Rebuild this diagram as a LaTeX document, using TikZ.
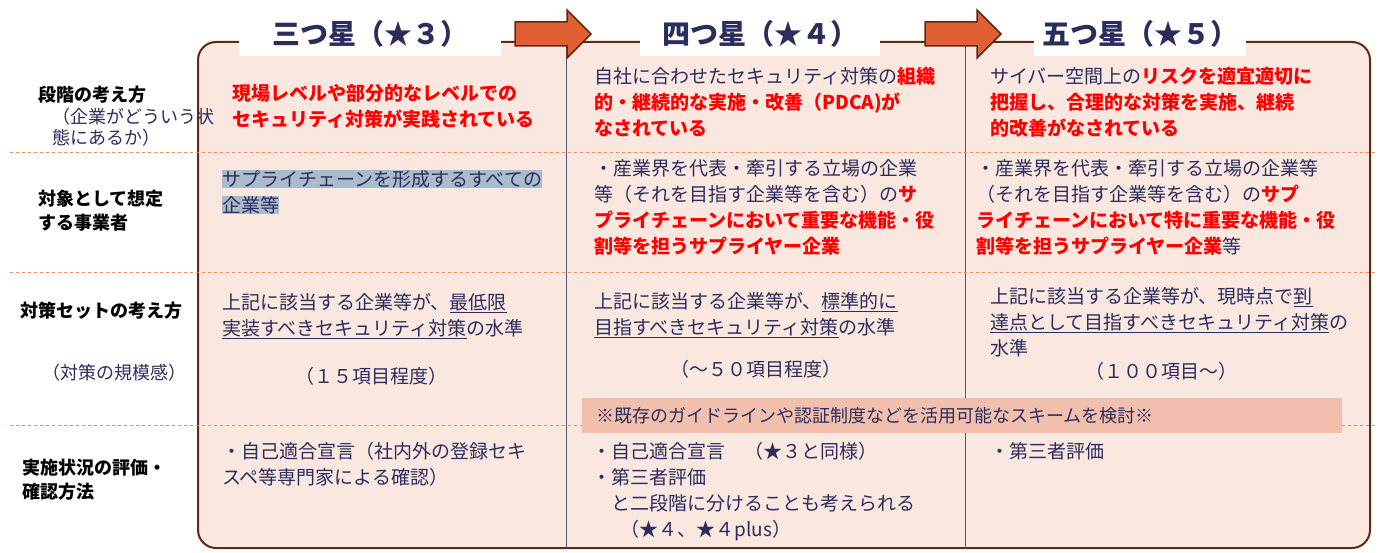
\documentclass[tikz,border=0pt]{standalone}
\usepackage{fontspec}
\setmainfont{Noto Sans CJK JP}
\definecolor{navy}{HTML}{2B2D5C}
\definecolor{boxfill}{HTML}{FAE7E0}
\definecolor{boxline}{HTML}{5E2A12}
\definecolor{arr}{HTML}{E06034}
\definecolor{dashcol}{HTML}{EE8A60}
\definecolor{hl}{HTML}{F2BFAE}
\definecolor{sel}{HTML}{A9BCCB}
\newcommand{\rb}[1]{\textcolor{red}{\bfseries #1}}
\newcommand{\sh}[1]{{\setlength{\fboxsep}{0pt}\colorbox{sel}{#1}}}
\begin{document}
\begin{tikzpicture}[x=1pt,y=-1pt,
  body/.style={anchor=north west,inner sep=0pt,align=left,text=navy,font=\fontsize{19}{26}\selectfont},
  lab/.style={anchor=north west,inner sep=0pt,align=left,text=black,font=\fontsize{18}{24}\selectfont\bfseries},
  small/.style={anchor=north west,inner sep=0pt,align=left,text=navy,font=\fontsize{18}{21}\selectfont},
  ttl/.style={fill=white,inner sep=0pt,minimum height=45,text=navy,font=\fontsize{28}{30}\selectfont\bfseries},
  barr/.style={draw=boxline,line width=1.5pt,fill=arr,line join=miter},
  sep/.style={draw=dashcol,dashed,line width=0.8pt},
  col/.style={draw=navy!80,line width=0.6pt}]
\useasboundingbox (0,0) rectangle (1385,553);
\draw[boxline,fill=boxfill,line width=2pt,rounded corners=18] (198,42) rectangle (1370,548);
\draw[col] (566,42) -- (566,548);
\draw[col] (965,42) -- (965,548);
\foreach \y in {152,272,425} \draw[sep] (10,\y) -- (1375,\y);
\node[fill=hl,minimum width=760,minimum height=35,inner sep=0pt,anchor=north west] (hlb) at (582,398) {};
\node[anchor=west,inner sep=0pt,text=navy,font=\fontsize{18}{20}\selectfont] (hlt) at (596,416) {※既存のガイドラインや認証制度などを活用可能なスキームを検討※};
% titles
\node[ttl,minimum width=262] (t3) at (370,34) {三つ星（★３）};
\node[ttl,minimum width=240] (t4) at (760,34) {四つ星（★４）};
\node[ttl,minimum width=212] (t5) at (1140,34) {五つ星（★５）};
\foreach \x in {515,925}
  \draw[barr] (\x,22) -- ++(52,0) -- ++(0,-12) -- ++(24,24) -- ++(-24,24) -- ++(0,-12) -- ++(-52,0) -- cycle;
% left labels
\node[lab] (l1) at (38,86) {段階の考え方};
\node[small] (l1b) at (52,108) {（企業がどういう状\\態にあるか）};
\node[lab] (l2) at (38,190) {対象として想定\\する事業者};
\node[lab] (l3) at (20,302) {対策セットの考え方};
\node[small] (l3b) at (42,364) {（対策の規模感）};
\node[lab] (l4) at (22,459) {実施状況の評価・\\確認方法};
% row 1
\node[body] (c11) at (232,84) {\rb{現場レベルや部分的なレベルでの}\\\rb{セキュリティ対策が実践されている}};
\node[body] (c21) at (594,67) {自社に合わせたセキュリティ対策の\rb{組織}\\\rb{的・継続的な実施・改善（PDCA)が}\\\rb{なされている}};
\node[body] (c31) at (990,67) {サイバー空間上の\rb{リスクを適宜適切に}\\\rb{把握し、合理的な対策を実施、継続}\\\rb{的改善がなされている}};
% row 2
\node[body] (c12) at (222,170) {\sh{サプライチェーンを形成するすべての}\\\sh{企業等}};
\node[body] (c22) at (594,159) {・産業界を代表・牽引する立場の企業\\等（それを目指す企業等を含む）の\rb{サ}\\\rb{プライチェーンにおいて重要な機能・役}\\\rb{割等を担うサプライヤー企業}};
\node[body] (c32) at (976,159) {・産業界を代表・牽引する立場の企業等\\（それを目指す企業等を含む）の\rb{サプ}\\\rb{ライチェーンにおいて特に重要な機能・役}\\\rb{割等を担うサプライヤー企業}等};
% row 3
\node[body] (c13) at (222,293) {上記に該当する企業等が、\underline{最低限}\\\underline{実装すべきセキュリティ対策}の水準};
\node[body] (c23) at (594,292) {上記に該当する企業等が、\underline{標準的に}\\\underline{目指すべきセキュリティ対策}の水準};
\node[body] (c33) at (990,287) {上記に該当する企業等が、現時点で\underline{到}\\\underline{達点として目指すべきセキュリティ対策}の\\水準};
\node[body] (c14) at (295,367) {（１５項目程度）};
\node[body] (c24) at (670,360) {（～５０項目程度）};
\node[body] (c34) at (1085,362) {（１００項目～）};
% row 4
\node[body] (c15) at (222,442) {・自己適合宣言（社内外の登録セキ\\スペ等専門家による確認）};
\node[body] (c25) at (592,442) {・自己適合宣言\quad（★３と同様）\\・第三者評価\\\hspace{1em}と二段階に分けることも考えられる\\\hspace{1.5em}（★４、★４plus）};
\node[body] (c35) at (990,442) {・第三者評価};
\end{tikzpicture}
\end{document}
★ ★ ★ ★
▸ The request:
Please set down each line of the data above exactly as written, without the pictures.

▸ Written solution:
Rebuild this diagram as a LaTeX document, using TikZ.
\documentclass[tikz,border=0pt]{standalone}
\usepackage{fontspec}
\setmainfont{Noto Sans CJK JP}
\definecolor{navy}{HTML}{2B2D5C}
\definecolor{boxfill}{HTML}{FAE7E0}
\definecolor{boxline}{HTML}{5E2A12}
\definecolor{arr}{HTML}{E06034}
\definecolor{dashcol}{HTML}{EE8A60}
\definecolor{hl}{HTML}{F2BFAE}
\definecolor{sel}{HTML}{A9BCCB}
\newcommand{\rb}[1]{\textcolor{red}{\bfseries #1}}
\newcommand{\sh}[1]{{\setlength{\fboxsep}{0pt}\colorbox{sel}{#1}}}
\begin{document}
\begin{tikzpicture}[x=1pt,y=-1pt,
  body/.style={anchor=north west,inner sep=0pt,align=left,text=navy,font=\fontsize{19}{26}\selectfont},
  lab/.style={anchor=north west,inner sep=0pt,align=left,text=black,font=\fontsize{18}{24}\selectfont\bfseries},
  small/.style={anchor=north west,inner sep=0pt,align=left,text=navy,font=\fontsize{18}{21}\selectfont},
  ttl/.style={fill=white,inner sep=0pt,minimum height=45,text=navy,font=\fontsize{28}{30}\selectfont\bfseries},
  barr/.style={draw=boxline,line width=1.5pt,fill=arr,line join=miter},
  sep/.style={draw=dashcol,dashed,line width=0.8pt},
  col/.style={draw=navy!80,line width=0.6pt}]
\useasboundingbox (0,0) rectangle (1385,553);
\draw[boxline,fill=boxfill,line width=2pt,rounded corners=18] (198,42) rectangle (1370,548);
\draw[col] (566,42) -- (566,548);
\draw[col] (965,42) -- (965,548);
\foreach \y in {152,272,425} \draw[sep] (10,\y) -- (1375,\y);
\node[fill=hl,minimum width=760,minimum height=35,inner sep=0pt,anchor=north west] (hlb) at (582,398) {};
\node[anchor=west,inner sep=0pt,text=navy,font=\fontsize{18}{20}\selectfont] (hlt) at (596,416) {※既存のガイドラインや認証制度などを活用可能なスキームを検討※};
% titles
\node[ttl,minimum width=262] (t3) at (370,34) {三つ星（★３）};
\node[ttl,minimum width=240] (t4) at (760,34) {四つ星（★４）};
\node[ttl,minimum width=212] (t5) at (1140,34) {五つ星（★５）};
\foreach \x in {515,925}
  \draw[barr] (\x,22) -- ++(52,0) -- ++(0,-12) -- ++(24,24) -- ++(-24,24) -- ++(0,-12) -- ++(-52,0) -- cycle;
% left labels
\node[lab] (l1) at (38,86) {段階の考え方};
\node[small] (l1b) at (52,108) {（企業がどういう状\\態にあるか）};
\node[lab] (l2) at (38,190) {対象として想定\\する事業者};
\node[lab] (l3) at (20,302) {対策セットの考え方};
\node[small] (l3b) at (42,364) {（対策の規模感）};
\node[lab] (l4) at (22,459) {実施状況の評価・\\確認方法};
% row 1
\node[body] (c11) at (232,84) {\rb{現場レベルや部分的なレベルでの}\\\rb{セキュリティ対策が実践されている}};
\node[body] (c21) at (594,67) {自社に合わせたセキュリティ対策の\rb{組織}\\\rb{的・継続的な実施・改善（PDCA)が}\\\rb{なされている}};
\node[body] (c31) at (990,67) {サイバー空間上の\rb{リスクを適宜適切に}\\\rb{把握し、合理的な対策を実施、継続}\\\rb{的改善がなされている}};
% row 2
\node[body] (c12) at (222,170) {\sh{サプライチェーンを形成するすべての}\\\sh{企業等}};
\node[body] (c22) at (594,159) {・産業界を代表・牽引する立場の企業\\等（それを目指す企業等を含む）の\rb{サ}\\\rb{プライチェーンにおいて重要な機能・役}\\\rb{割等を担うサプライヤー企業}};
\node[body] (c32) at (976,159) {・産業界を代表・牽引する立場の企業等\\（それを目指す企業等を含む）の\rb{サプ}\\\rb{ライチェーンにおいて特に重要な機能・役}\\\rb{割等を担うサプライヤー企業}等};
% row 3
\node[body] (c13) at (222,293) {上記に該当する企業等が、\underline{最低限}\\\underline{実装すべきセキュリティ対策}の水準};
\node[body] (c23) at (594,292) {上記に該当する企業等が、\underline{標準的に}\\\underline{目指すべきセキュリティ対策}の水準};
\node[body] (c33) at (990,287) {上記に該当する企業等が、現時点で\underline{到}\\\underline{達点として目指すべきセキュリティ対策}の\\水準};
\node[body] (c14) at (295,367) {（１５項目程度）};
\node[body] (c24) at (670,360) {（～５０項目程度）};
\node[body] (c34) at (1085,362) {（１００項目～）};
% row 4
\node[body] (c15) at (222,442) {・自己適合宣言（社内外の登録セキ\\スペ等専門家による確認）};
\node[body] (c25) at (592,442) {・自己適合宣言\quad（★３と同様）\\・第三者評価\\\hspace{1em}と二段階に分けることも考えられる\\\hspace{1.5em}（★４、★４plus）};
\node[body] (c35) at (990,442) {・第三者評価};
\end{tikzpicture}
\end{document}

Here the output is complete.